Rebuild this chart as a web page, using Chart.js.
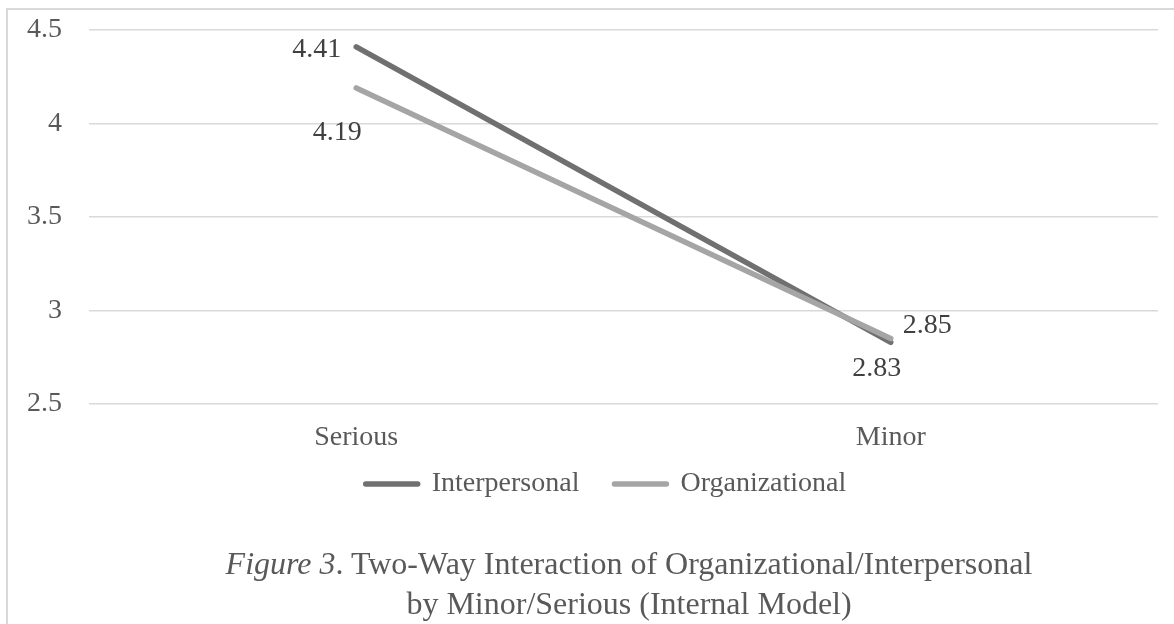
<!DOCTYPE html>
<html>
<head>
<meta charset="utf-8">
<script src="https://cdn.jsdelivr.net/npm/chart.js@4.4.1/dist/chart.umd.min.js"></script>
<style>
  html, body { margin: 0; padding: 0; background: #ffffff; }
  #wrap { position: relative; width: 1174px; height: 624px; overflow: hidden; }
  #frame {
    position: absolute; left: 6px; top: 8px; right: 0; bottom: 0;
    border-left: 2px solid #d9d9d9; border-top: 2px solid #d9d9d9;
  }
  #chart { position: absolute; left: 0; top: 0; }
  #caption {
    position: absolute; left: 129px; width: 1000px; top: 543px;
    text-align: center; font-family: "Liberation Serif", "Times New Roman", serif;
    font-size: 32px; line-height: 40px; color: #595959;
  }
</style>
</head>
<body>
<div id="wrap">
  <div id="frame"></div>
  <canvas id="chart" width="1174" height="624"></canvas>
  <div id="caption"><i>Figure 3</i>. Two-Way Interaction of Organizational/Interpersonal<br>by Minor/Serious (Internal Model)</div>
</div>
<script>
// Severity levels on the x axis
const categories = ["Serious", "Minor"];
// Mean ratings per violation type
const interpersonal = [4.41, 2.83];
const organizational = [4.19, 2.85];
const seriesNames = ["Interpersonal", "Organizational"];
// Value axis range
const yMin = 2.5, yMax = 4.5, yStep = 0.5;

const serif = "'Liberation Serif', 'Times New Roman', serif";

// Writes each point's value next to it, using the scale position of the point
const valueLabels = {
  id: 'valueLabels',
  afterDatasetsDraw(chart, args, opts) {
    const ctx = chart.ctx;
    ctx.save();
    ctx.font = `28px ${serif}`;
    ctx.fillStyle = '#404040';
    ctx.textBaseline = 'alphabetic';
    chart.data.datasets.forEach((ds, di) => {
      const meta = chart.getDatasetMeta(di);
      const place = opts.placement[di];
      meta.data.forEach((pt, i) => {
        const p = place[i];
        ctx.textAlign = p.align;
        ctx.fillText(ds.data[i].toFixed(2), pt.x + p.dx, pt.y + p.dy);
      });
    });
    ctx.restore();
  }
};

// Nudges the legend box after layout so it sits just under the axis labels
const legendNudge = {
  id: 'legendNudge',
  afterLayout(chart, args, opts) {
    const lg = chart.legend;
    if (!lg) return;
    lg.left += opts.dx; lg.right += opts.dx;
    lg.top += opts.dy; lg.bottom += opts.dy;
  }
};

new Chart(document.getElementById('chart'), {
  type: 'line',
  data: {
    labels: categories,
    datasets: [
      {
        label: seriesNames[0], data: interpersonal,
        borderColor: '#707070', backgroundColor: '#707070',
        borderWidth: 5.5, borderCapStyle: 'round', pointRadius: 0, tension: 0, order: 1
      },
      {
        label: seriesNames[1], data: organizational,
        borderColor: '#a5a5a5', backgroundColor: '#a5a5a5',
        borderWidth: 5.5, borderCapStyle: 'round', pointRadius: 0, tension: 0, order: 0
      }
    ]
  },
  options: {
    responsive: false,
    animation: false,
    events: [],
    layout: { padding: { left: 0, right: 16, top: 30, bottom: 101 } },
    scales: {
      x: {
        offset: true,
        grid: { display: false, drawTicks: false },
        border: { display: false },
        ticks: { color: '#595959', font: { family: serif, size: 28 }, padding: 17 },
        afterFit(axis) { axis.height = 46; }
      },
      y: {
        min: yMin, max: yMax,
        grid: { color: '#d9d9d9', lineWidth: 1.5, drawTicks: false },
        border: { display: false },
        ticks: {
          stepSize: yStep, color: '#595959', font: { family: serif, size: 28 }, padding: 27,
          callback: (v) => String(Number(v.toFixed(2)))
        },
        afterFit(axis) {
          axis.width = 89;
          axis.paddingTop = 0;
          axis.paddingBottom = 0;
        }
      }
    },
    plugins: {
      tooltip: { enabled: false },
      legend: {
        position: 'bottom',
        labels: {
          color: '#595959',
          font: { family: serif, size: 28 },
          usePointStyle: true,
          pointStyleWidth: 52,
          padding: 35,
          generateLabels(chart) {
            return chart.data.datasets.map((ds, i) => ({
              text: ds.label,
              datasetIndex: i,
              pointStyle: 'line',
              strokeStyle: ds.borderColor,
              fillStyle: ds.borderColor,
              lineWidth: 5.5,
              lineCap: 'round',
              fontColor: '#595959',
              hidden: false
            }));
          }
        }
      },
      legendNudge: { dx: 27, dy: -15 },
      valueLabels: {
        placement: [
          [ { dx: -15, dy: 10, align: 'right' }, { dx: -14, dy: 34, align: 'center' } ],
          [ { dx: -19, dy: 52, align: 'center' }, { dx: 12, dy: -6, align: 'left' } ]
        ]
      }
    }
  },
  plugins: [valueLabels, legendNudge]
});
</script>
</body>
</html>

┄┄┄┄┄┄┄┄┄┄┄┄┄┄┄┄┄┄┄┄

Restate the data above exactly, stripping out each image.

Rebuild this chart as a web page, using Chart.js.
<!DOCTYPE html>
<html>
<head>
<meta charset="utf-8">
<script src="https://cdn.jsdelivr.net/npm/chart.js@4.4.1/dist/chart.umd.min.js"></script>
<style>
  html, body { margin: 0; padding: 0; background: #ffffff; }
  #wrap { position: relative; width: 1174px; height: 624px; overflow: hidden; }
  #frame {
    position: absolute; left: 6px; top: 8px; right: 0; bottom: 0;
    border-left: 2px solid #d9d9d9; border-top: 2px solid #d9d9d9;
  }
  #chart { position: absolute; left: 0; top: 0; }
  #caption {
    position: absolute; left: 129px; width: 1000px; top: 543px;
    text-align: center; font-family: "Liberation Serif", "Times New Roman", serif;
    font-size: 32px; line-height: 40px; color: #595959;
  }
</style>
</head>
<body>
<div id="wrap">
  <div id="frame"></div>
  <canvas id="chart" width="1174" height="624"></canvas>
  <div id="caption"><i>Figure 3</i>. Two-Way Interaction of Organizational/Interpersonal<br>by Minor/Serious (Internal Model)</div>
</div>
<script>
// Severity levels on the x axis
const categories = ["Serious", "Minor"];
// Mean ratings per violation type
const interpersonal = [4.41, 2.83];
const organizational = [4.19, 2.85];
const seriesNames = ["Interpersonal", "Organizational"];
// Value axis range
const yMin = 2.5, yMax = 4.5, yStep = 0.5;

const serif = "'Liberation Serif', 'Times New Roman', serif";

// Writes each point's value next to it, using the scale position of the point
const valueLabels = {
  id: 'valueLabels',
  afterDatasetsDraw(chart, args, opts) {
    const ctx = chart.ctx;
    ctx.save();
    ctx.font = `28px ${serif}`;
    ctx.fillStyle = '#404040';
    ctx.textBaseline = 'alphabetic';
    chart.data.datasets.forEach((ds, di) => {
      const meta = chart.getDatasetMeta(di);
      const place = opts.placement[di];
      meta.data.forEach((pt, i) => {
        const p = place[i];
        ctx.textAlign = p.align;
        ctx.fillText(ds.data[i].toFixed(2), pt.x + p.dx, pt.y + p.dy);
      });
    });
    ctx.restore();
  }
};

// Nudges the legend box after layout so it sits just under the axis labels
const legendNudge = {
  id: 'legendNudge',
  afterLayout(chart, args, opts) {
    const lg = chart.legend;
    if (!lg) return;
    lg.left += opts.dx; lg.right += opts.dx;
    lg.top += opts.dy; lg.bottom += opts.dy;
  }
};

new Chart(document.getElementById('chart'), {
  type: 'line',
  data: {
    labels: categories,
    datasets: [
      {
        label: seriesNames[0], data: interpersonal,
        borderColor: '#707070', backgroundColor: '#707070',
        borderWidth: 5.5, borderCapStyle: 'round', pointRadius: 0, tension: 0, order: 1
      },
      {
        label: seriesNames[1], data: organizational,
        borderColor: '#a5a5a5', backgroundColor: '#a5a5a5',
        borderWidth: 5.5, borderCapStyle: 'round', pointRadius: 0, tension: 0, order: 0
      }
    ]
  },
  options: {
    responsive: false,
    animation: false,
    events: [],
    layout: { padding: { left: 0, right: 16, top: 30, bottom: 101 } },
    scales: {
      x: {
        offset: true,
        grid: { display: false, drawTicks: false },
        border: { display: false },
        ticks: { color: '#595959', font: { family: serif, size: 28 }, padding: 17 },
        afterFit(axis) { axis.height = 46; }
      },
      y: {
        min: yMin, max: yMax,
        grid: { color: '#d9d9d9', lineWidth: 1.5, drawTicks: false },
        border: { display: false },
        ticks: {
          stepSize: yStep, color: '#595959', font: { family: serif, size: 28 }, padding: 27,
          callback: (v) => String(Number(v.toFixed(2)))
        },
        afterFit(axis) {
          axis.width = 89;
          axis.paddingTop = 0;
          axis.paddingBottom = 0;
        }
      }
    },
    plugins: {
      tooltip: { enabled: false },
      legend: {
        position: 'bottom',
        labels: {
          color: '#595959',
          font: { family: serif, size: 28 },
          usePointStyle: true,
          pointStyleWidth: 52,
          padding: 35,
          generateLabels(chart) {
            return chart.data.datasets.map((ds, i) => ({
              text: ds.label,
              datasetIndex: i,
              pointStyle: 'line',
              strokeStyle: ds.borderColor,
              fillStyle: ds.borderColor,
              lineWidth: 5.5,
              lineCap: 'round',
              fontColor: '#595959',
              hidden: false
            }));
          }
        }
      },
      legendNudge: { dx: 27, dy: -15 },
      valueLabels: {
        placement: [
          [ { dx: -15, dy: 10, align: 'right' }, { dx: -14, dy: 34, align: 'center' } ],
          [ { dx: -19, dy: 52, align: 'center' }, { dx: 12, dy: -6, align: 'left' } ]
        ]
      }
    }
  },
  plugins: [valueLabels, legendNudge]
});
</script>
</body>
</html>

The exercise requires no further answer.